- [What you will do]: Select each line where the word "matplotlib" appears.

.....

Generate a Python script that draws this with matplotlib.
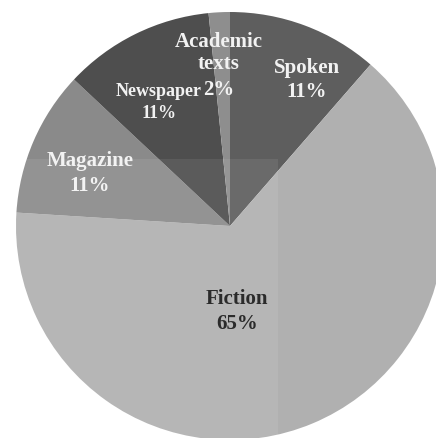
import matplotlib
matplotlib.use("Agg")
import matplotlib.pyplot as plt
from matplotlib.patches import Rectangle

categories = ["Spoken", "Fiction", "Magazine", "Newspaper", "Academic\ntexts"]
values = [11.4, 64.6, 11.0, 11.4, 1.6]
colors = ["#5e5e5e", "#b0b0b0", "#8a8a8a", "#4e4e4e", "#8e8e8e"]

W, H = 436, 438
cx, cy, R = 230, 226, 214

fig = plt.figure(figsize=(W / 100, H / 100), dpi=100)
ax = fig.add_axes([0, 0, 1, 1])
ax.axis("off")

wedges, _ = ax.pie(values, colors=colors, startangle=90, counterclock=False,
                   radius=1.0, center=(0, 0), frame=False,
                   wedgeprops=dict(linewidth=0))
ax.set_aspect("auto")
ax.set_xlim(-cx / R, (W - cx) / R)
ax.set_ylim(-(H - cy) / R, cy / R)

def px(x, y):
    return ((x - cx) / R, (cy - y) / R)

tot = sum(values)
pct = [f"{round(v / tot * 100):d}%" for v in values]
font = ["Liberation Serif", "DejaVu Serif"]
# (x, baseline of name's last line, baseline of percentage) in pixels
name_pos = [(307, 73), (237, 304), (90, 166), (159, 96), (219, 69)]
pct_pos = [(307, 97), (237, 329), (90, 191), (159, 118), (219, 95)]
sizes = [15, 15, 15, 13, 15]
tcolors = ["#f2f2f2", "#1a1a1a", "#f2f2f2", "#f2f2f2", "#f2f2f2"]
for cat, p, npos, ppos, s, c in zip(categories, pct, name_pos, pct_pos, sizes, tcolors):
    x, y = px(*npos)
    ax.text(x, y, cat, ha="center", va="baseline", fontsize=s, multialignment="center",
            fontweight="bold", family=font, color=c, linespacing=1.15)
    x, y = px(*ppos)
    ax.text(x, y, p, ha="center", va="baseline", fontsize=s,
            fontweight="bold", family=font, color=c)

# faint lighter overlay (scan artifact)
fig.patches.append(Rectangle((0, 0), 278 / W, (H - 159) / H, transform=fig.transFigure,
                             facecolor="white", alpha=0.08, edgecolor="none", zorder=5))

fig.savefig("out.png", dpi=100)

.....

- [Task result]:
Generate a Python script that draws this with matplotlib.
import matplotlib
matplotlib.use("Agg")
import matplotlib.pyplot as plt
from matplotlib.patches import Rectangle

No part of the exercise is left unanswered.